Black clouds over Tehran
There will be blood — much more of it, if need be — was the implicit message from Ayatollah Khamenei at Friday prayers in Tehran. “Struggling on the streets after elections is not acceptable,” the Iranian Supreme Leader said. “If they do not stop these actions, then any consequences will be their responsibility.”
Khamenei emphasized that the Islamic republic would never “commit treason” by manipulating votes, that the country’s legal system does not allow vote-rigging. Mahmoud Ahmadinejad’s large margin of victory — supposedly by 11 million votes — proved that the election could not have been fixed, Khamenei said.
Many Iranians, and people around the world, understand that’s a lie. As Stanford University’s Abbas Milani noted on CNN Thursday night, numerous towns across Iran had reported vote totals for Ahmadinejad amounting to more than 100 percent of their resident populations.
But in Iran the fist, not the facts, likely will prevail.

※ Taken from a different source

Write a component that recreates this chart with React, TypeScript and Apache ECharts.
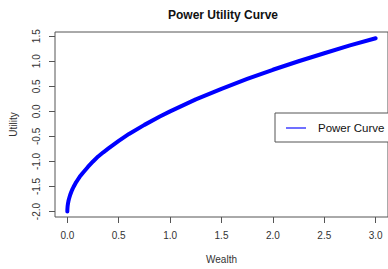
import React, { useEffect, useRef } from "react";
import * as echarts from "echarts";

const wealth = [0, 0.0005, 0.001, 0.002, 0.003, 0.005, 0.007, 0.01, 0.015, 0.02, 0.03, 0.04, 0.05, 0.06, 0.08, 0.1, 0.12, 0.15, 0.2, 0.25, 0.3, 0.35, 0.4, 0.5, 0.6, 0.75, 0.9, 1, 1.25, 1.5, 1.75, 2, 2.25, 2.5, 2.75, 3];
const utility = [-2, -1.955, -1.94, -1.911, -1.89, -1.86, -1.833, -1.8, -1.755, -1.72, -1.654, -1.6, -1.553, -1.51, -1.434, -1.37, -1.307, -1.23, -1.11, -1.0, -0.9, -0.817, -0.74, -0.59, -0.451, -0.27, -0.103, 0, 0.24, 0.45, 0.646, 0.83, 1.0, 1.16, 1.317, 1.46];
const xTicks = [0, 0.5, 1, 1.5, 2, 2.5, 3];
const yTicks = [-2, -1.5, -1, -0.5, 0, 0.5, 1, 1.5];
const seriesName = "Power Curve";

export default function App() {
  const ref = useRef<HTMLDivElement>(null);
  useEffect(() => {
    const chart = echarts.init(ref.current!, undefined, { renderer: "svg" });
    const axisCol = "#555";
    const font = "Liberation Sans, Arial, sans-serif";
    chart.setOption({
      animation: false,
      title: {
        text: "Power Utility Curve",
        left: 218,
        textAlign: "center",
        top: 4,
        textStyle: { fontFamily: font, fontSize: 12, fontWeight: "bold", color: "#111" },
      },
      grid: { left: 48, top: 32, width: 341, height: 193, show: true, borderColor: axisCol, borderWidth: 1, containLabel: false },
      xAxis: {
        type: "value",
        min: -0.12,
        max: 3.12,
        name: "Wealth",
        nameLocation: "middle",
        nameGap: 37,
        nameTextStyle: { fontFamily: font, fontSize: 10, color: "#333" },
        axisLine: { show: false, onZero: false },
        splitLine: { show: false },
        axisTick: { show: true, customValues: xTicks, length: 6, lineStyle: { color: axisCol } },
        axisLabel: { customValues: xTicks, fontFamily: font, fontSize: 10, color: "#333", margin: 13, formatter: (v: number) => v.toFixed(1) },
      },
      yAxis: {
        type: "value",
        min: -2.109,
        max: 1.584,
        name: "Utility",
        nameLocation: "middle",
        nameGap: 37,
        nameRotate: 90,
        nameTextStyle: { fontFamily: font, fontSize: 10, color: "#333" },
        axisLine: { show: false, onZero: false },
        splitLine: { show: false },
        axisTick: { show: true, customValues: yTicks, length: 6, lineStyle: { color: axisCol } },
        axisLabel: { customValues: yTicks, rotate: 90, fontFamily: font, fontSize: 10, color: "#333", margin: 14, formatter: (v: number) => v.toFixed(1) },
      },
      series: [
        {
          name: seriesName,
          type: "line",
          data: wealth.map((w, i) => [w, utility[i]]),
          showSymbol: false,
          smooth: false,
          lineStyle: { color: "#0000ff", width: 4, cap: "round", join: "round" },
        },
      ],
      graphic: [
        { type: "rect", shape: { x: 275, y: 113, width: 120, height: 29 }, style: { fill: "#fff", stroke: axisCol, lineWidth: 1 } },
        { type: "line", shape: { x1: 286, y1: 128, x2: 306, y2: 128 }, style: { stroke: "#7070ff", lineWidth: 2 } },
        { type: "text", x: 318, y: 128, style: { text: seriesName, fontFamily: font, fontSize: 11.5, fill: "#111", textVerticalAlign: "middle", verticalAlign: "middle" } },
      ],
    });
    return () => chart.dispose();
  }, []);
  return <div ref={ref} style={{ width: 388, height: 269, position: "absolute", left: 0, top: 0 }} />;
}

Neil MacFarquhar reports on the violence unleashed in Iranian cities at night since last Friday’s election, with the vigilante thugs known as Basijis beating, looting and sometimes gunning down protesters they tracked during the day. Says one Iranian exile who helped found the Revolutionary Guards during the 1979 Islamic revolution: “It is the special brigades of the Revolutionary Guards who right now, especially at night, trap young demonstrators and kill them.”
If mass protests continue, as seems almost certain, more violence will spill into broad daylight, whether or not any foreign media is left inside the country to document it.

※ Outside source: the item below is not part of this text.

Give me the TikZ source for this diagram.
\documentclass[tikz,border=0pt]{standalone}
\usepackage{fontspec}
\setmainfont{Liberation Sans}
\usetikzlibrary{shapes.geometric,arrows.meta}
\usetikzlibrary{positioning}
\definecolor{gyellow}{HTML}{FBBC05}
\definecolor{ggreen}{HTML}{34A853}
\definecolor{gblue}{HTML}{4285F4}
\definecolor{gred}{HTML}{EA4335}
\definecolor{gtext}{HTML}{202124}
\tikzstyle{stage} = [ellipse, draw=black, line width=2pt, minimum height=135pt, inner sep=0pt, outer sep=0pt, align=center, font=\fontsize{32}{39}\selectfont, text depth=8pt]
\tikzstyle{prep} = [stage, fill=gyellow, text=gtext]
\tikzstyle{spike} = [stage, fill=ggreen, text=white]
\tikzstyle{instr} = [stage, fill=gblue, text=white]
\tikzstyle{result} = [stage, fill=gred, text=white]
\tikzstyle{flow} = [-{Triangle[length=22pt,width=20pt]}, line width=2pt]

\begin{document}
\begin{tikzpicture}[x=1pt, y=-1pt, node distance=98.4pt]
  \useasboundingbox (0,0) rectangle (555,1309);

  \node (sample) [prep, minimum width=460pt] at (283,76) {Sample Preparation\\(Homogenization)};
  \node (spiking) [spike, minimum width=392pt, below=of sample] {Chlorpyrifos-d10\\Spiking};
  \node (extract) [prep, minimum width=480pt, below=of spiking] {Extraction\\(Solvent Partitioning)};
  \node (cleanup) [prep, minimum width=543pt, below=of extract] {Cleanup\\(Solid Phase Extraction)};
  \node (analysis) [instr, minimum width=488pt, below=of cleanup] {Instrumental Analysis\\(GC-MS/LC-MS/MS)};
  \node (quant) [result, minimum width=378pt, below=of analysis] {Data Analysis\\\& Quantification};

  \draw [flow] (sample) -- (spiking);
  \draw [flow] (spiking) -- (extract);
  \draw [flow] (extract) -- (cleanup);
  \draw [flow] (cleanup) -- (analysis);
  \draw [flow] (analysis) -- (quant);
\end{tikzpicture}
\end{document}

UPDATE: The Times’ Lede blog has a source in Tehran describing the use of Twitter — apparently less instrumental in organizing street demonstrations, while “primarily being used to communicate with the outside world.”

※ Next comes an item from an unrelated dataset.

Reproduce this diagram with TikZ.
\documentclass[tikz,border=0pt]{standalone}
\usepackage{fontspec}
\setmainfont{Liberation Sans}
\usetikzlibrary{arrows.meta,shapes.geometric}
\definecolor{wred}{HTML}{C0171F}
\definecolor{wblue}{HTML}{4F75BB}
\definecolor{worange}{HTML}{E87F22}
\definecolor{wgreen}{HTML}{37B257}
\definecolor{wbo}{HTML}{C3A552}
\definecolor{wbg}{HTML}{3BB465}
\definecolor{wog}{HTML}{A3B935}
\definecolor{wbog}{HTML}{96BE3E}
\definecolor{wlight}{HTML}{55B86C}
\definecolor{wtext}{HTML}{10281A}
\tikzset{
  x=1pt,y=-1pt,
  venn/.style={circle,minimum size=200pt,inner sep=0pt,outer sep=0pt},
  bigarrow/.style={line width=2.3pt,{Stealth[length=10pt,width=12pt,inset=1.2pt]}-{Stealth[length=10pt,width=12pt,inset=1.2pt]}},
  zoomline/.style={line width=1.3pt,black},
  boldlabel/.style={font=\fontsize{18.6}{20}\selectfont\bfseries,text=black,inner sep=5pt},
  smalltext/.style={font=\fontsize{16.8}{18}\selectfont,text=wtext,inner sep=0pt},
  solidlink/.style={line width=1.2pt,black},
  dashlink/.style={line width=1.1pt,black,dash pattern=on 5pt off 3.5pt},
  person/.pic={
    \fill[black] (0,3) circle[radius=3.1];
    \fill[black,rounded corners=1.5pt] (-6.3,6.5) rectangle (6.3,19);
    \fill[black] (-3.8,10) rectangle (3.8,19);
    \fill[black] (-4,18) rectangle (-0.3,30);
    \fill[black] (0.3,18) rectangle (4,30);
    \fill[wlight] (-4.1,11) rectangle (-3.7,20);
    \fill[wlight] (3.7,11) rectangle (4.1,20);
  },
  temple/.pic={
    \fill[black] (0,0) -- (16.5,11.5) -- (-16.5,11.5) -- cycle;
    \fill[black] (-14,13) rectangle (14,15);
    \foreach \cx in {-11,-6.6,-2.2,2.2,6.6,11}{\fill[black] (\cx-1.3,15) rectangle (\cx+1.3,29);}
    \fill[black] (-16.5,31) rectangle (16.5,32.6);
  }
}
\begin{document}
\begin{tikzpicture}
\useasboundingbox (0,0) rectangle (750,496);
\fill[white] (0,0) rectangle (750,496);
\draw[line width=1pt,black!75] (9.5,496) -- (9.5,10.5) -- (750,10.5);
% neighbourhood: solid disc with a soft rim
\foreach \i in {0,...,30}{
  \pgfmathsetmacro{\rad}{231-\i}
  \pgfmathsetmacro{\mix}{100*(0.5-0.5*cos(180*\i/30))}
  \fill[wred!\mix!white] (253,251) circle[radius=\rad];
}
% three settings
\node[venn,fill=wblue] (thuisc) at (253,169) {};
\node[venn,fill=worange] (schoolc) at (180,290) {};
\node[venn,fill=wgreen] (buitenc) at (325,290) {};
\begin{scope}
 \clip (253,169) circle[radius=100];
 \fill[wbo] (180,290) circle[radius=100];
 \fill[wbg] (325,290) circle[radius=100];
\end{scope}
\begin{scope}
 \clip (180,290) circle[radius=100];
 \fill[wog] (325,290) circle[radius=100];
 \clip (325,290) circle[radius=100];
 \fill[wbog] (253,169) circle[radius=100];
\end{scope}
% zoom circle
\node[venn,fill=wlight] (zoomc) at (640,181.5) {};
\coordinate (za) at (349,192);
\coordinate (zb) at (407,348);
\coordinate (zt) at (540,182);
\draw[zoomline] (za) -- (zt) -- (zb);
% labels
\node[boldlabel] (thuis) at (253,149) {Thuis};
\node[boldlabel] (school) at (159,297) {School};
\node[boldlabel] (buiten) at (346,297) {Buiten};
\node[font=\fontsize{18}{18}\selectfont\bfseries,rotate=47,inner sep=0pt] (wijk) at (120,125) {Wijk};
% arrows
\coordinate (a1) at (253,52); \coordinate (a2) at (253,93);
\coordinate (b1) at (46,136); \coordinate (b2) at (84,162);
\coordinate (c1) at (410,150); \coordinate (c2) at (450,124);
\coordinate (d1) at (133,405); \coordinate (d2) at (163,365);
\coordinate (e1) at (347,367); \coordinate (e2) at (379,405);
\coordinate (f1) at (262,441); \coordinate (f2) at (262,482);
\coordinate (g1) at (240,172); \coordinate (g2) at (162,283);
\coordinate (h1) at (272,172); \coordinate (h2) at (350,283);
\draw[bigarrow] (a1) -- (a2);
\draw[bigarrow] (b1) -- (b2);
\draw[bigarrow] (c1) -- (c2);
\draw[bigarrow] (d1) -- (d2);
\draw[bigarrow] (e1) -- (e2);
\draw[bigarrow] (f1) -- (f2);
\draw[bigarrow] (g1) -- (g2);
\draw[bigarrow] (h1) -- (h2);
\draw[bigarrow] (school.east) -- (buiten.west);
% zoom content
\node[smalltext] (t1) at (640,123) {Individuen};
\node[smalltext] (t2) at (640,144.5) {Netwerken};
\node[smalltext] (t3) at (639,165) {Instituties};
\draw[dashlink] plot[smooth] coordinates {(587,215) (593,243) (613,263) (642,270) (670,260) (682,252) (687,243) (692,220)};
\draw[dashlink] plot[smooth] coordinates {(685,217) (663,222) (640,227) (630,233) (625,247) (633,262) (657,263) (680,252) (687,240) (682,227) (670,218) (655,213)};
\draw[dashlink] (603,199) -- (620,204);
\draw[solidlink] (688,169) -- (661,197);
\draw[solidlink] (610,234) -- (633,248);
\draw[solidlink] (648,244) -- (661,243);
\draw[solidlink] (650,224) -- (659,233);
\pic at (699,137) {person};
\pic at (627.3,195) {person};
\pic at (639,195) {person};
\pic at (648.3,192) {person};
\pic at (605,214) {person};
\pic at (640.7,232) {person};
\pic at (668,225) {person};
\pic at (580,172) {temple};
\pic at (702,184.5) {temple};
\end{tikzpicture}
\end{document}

Regarding prospects for greater violence and ultimate political outcome, Steve Clemons shares an interesting dispatch from “a well-connected Iranian internationalist” who has been in Tehran during the post-election unrest. The source describes witnessing young Mousavi supporters in the streets at night, fighting back by “hunting” Basijis. He describes them as agile “militia style” groups, including “a surprising number of girls.”